Exercise details ▸ Set aside the pictures and output only the lines from the one containing "Rebuild this chart" up to and including the one containing "-0.0045, 0.0083, -0.0368]".

----------

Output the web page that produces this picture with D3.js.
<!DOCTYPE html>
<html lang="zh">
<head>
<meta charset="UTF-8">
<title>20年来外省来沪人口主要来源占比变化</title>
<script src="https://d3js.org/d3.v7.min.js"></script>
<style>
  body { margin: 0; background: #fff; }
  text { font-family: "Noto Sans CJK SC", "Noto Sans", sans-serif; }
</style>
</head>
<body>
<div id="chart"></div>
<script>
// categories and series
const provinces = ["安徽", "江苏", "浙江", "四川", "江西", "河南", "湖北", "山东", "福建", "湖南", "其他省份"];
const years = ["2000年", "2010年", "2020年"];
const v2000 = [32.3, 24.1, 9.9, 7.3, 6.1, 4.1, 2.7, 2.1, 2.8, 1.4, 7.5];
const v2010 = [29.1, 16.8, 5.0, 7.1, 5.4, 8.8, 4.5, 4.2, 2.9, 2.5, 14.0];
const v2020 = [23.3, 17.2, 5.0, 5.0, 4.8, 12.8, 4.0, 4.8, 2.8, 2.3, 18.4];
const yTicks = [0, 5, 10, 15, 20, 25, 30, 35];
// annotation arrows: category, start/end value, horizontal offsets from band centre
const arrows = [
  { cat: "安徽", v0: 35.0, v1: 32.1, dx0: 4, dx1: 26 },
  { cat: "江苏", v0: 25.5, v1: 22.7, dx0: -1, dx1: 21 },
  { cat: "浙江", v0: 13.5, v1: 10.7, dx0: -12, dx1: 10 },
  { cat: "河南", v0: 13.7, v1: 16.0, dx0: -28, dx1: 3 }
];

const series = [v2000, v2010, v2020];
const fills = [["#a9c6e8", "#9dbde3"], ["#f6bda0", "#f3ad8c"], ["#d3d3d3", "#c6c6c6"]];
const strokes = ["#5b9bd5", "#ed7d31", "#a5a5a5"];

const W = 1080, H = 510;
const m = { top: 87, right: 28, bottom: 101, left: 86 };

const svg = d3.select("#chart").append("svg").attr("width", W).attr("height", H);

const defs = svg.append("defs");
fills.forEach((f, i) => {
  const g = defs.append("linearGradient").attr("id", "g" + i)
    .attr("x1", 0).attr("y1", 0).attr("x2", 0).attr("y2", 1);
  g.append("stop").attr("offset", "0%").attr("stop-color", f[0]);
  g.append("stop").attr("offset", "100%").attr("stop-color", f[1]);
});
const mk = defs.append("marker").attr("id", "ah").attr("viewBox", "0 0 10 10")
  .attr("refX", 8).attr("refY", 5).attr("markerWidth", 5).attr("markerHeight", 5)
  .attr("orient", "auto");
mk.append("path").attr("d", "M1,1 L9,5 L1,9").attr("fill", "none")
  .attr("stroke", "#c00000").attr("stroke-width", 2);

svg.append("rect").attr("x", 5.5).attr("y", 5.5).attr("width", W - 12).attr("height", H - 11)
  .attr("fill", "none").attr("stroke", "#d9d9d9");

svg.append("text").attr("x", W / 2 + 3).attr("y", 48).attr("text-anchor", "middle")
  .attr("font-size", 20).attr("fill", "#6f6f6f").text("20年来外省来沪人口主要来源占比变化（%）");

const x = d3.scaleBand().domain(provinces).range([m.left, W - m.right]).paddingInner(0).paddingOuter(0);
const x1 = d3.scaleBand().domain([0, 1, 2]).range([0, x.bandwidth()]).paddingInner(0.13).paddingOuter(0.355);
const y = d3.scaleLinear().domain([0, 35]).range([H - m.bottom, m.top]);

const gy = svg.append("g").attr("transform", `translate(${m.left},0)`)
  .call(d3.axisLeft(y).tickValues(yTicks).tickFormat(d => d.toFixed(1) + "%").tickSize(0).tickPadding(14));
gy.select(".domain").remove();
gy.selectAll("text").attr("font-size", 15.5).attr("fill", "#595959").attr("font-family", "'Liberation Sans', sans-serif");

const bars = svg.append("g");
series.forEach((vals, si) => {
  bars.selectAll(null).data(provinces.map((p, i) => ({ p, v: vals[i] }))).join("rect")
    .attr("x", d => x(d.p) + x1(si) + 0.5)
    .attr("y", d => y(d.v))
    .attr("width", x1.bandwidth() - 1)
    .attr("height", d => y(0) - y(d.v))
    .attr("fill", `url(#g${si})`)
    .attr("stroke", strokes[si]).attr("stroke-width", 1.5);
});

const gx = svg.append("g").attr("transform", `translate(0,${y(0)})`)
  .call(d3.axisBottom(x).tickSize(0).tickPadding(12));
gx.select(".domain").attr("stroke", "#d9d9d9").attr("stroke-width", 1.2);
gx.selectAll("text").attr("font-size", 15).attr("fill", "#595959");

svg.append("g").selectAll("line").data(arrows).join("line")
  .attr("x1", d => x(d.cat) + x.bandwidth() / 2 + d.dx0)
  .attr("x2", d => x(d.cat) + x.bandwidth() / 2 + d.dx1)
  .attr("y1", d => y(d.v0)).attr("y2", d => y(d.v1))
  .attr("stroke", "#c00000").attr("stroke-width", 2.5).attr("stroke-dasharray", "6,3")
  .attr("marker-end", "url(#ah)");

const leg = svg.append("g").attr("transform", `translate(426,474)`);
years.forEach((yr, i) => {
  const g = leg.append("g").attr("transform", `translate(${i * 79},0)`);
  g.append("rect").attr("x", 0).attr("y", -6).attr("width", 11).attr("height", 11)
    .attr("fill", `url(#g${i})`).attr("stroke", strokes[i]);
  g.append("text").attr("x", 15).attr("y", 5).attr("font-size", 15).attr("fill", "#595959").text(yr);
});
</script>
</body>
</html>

----------

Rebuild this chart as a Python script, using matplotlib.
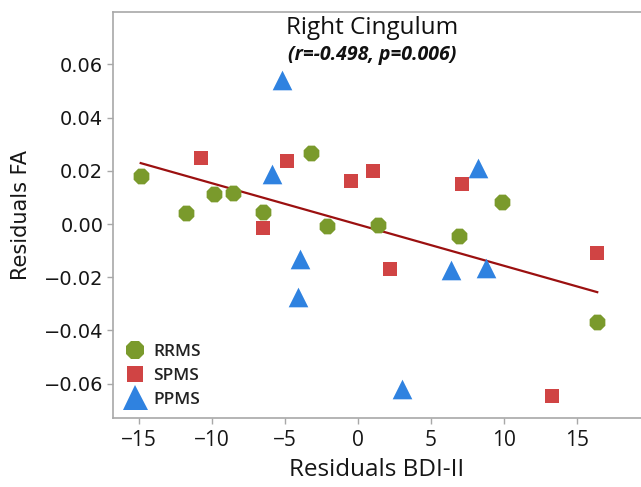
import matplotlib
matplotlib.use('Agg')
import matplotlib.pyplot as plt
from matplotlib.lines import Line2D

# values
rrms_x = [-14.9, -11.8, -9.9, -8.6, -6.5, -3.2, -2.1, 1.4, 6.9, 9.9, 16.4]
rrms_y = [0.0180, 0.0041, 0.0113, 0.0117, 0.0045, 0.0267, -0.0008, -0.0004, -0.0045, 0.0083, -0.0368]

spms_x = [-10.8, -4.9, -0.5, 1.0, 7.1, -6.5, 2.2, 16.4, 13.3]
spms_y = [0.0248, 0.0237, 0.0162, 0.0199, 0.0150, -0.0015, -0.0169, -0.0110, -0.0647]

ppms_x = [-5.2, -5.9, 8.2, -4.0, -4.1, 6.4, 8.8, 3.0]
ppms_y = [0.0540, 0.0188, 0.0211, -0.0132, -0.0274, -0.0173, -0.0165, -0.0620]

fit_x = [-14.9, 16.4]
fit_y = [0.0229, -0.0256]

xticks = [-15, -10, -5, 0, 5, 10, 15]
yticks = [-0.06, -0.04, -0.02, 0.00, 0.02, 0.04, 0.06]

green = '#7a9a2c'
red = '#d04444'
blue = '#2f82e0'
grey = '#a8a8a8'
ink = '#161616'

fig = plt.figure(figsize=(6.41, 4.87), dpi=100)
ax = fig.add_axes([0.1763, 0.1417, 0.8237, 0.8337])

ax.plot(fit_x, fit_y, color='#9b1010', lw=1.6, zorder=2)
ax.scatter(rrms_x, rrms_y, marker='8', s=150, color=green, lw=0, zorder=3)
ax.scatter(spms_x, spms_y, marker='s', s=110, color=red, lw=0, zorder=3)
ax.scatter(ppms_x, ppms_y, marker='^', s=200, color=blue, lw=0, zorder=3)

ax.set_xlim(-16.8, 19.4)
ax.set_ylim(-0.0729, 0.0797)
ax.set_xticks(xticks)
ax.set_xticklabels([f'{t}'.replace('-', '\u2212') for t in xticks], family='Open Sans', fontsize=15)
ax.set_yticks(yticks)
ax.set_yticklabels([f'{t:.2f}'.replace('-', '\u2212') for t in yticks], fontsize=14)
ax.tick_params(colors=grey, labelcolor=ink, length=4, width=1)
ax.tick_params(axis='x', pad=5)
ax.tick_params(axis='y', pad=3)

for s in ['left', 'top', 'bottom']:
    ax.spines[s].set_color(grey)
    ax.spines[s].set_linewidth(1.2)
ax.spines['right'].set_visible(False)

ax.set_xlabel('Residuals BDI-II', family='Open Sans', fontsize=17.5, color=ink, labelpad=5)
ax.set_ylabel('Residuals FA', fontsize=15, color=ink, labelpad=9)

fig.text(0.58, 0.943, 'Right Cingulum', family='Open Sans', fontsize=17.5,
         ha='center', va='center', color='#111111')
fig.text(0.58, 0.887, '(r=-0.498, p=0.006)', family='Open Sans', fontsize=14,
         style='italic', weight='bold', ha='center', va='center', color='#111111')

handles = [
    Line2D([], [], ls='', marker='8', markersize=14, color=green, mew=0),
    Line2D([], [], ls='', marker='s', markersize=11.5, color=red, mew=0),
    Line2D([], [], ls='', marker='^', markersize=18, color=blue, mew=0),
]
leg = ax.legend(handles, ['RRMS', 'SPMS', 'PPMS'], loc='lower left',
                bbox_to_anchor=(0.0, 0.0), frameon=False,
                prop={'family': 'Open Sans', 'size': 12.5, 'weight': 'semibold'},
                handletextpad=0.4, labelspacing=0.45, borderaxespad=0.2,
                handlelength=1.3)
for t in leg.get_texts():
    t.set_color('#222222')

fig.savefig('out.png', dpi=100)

----------

Exercise output ▸
Rebuild this chart as a Python script, using matplotlib.
import matplotlib
matplotlib.use('Agg')
import matplotlib.pyplot as plt
from matplotlib.lines import Line2D

# values
rrms_x = [-14.9, -11.8, -9.9, -8.6, -6.5, -3.2, -2.1, 1.4, 6.9, 9.9, 16.4]
rrms_y = [0.0180, 0.0041, 0.0113, 0.0117, 0.0045, 0.0267, -0.0008, -0.0004, -0.0045, 0.0083, -0.0368]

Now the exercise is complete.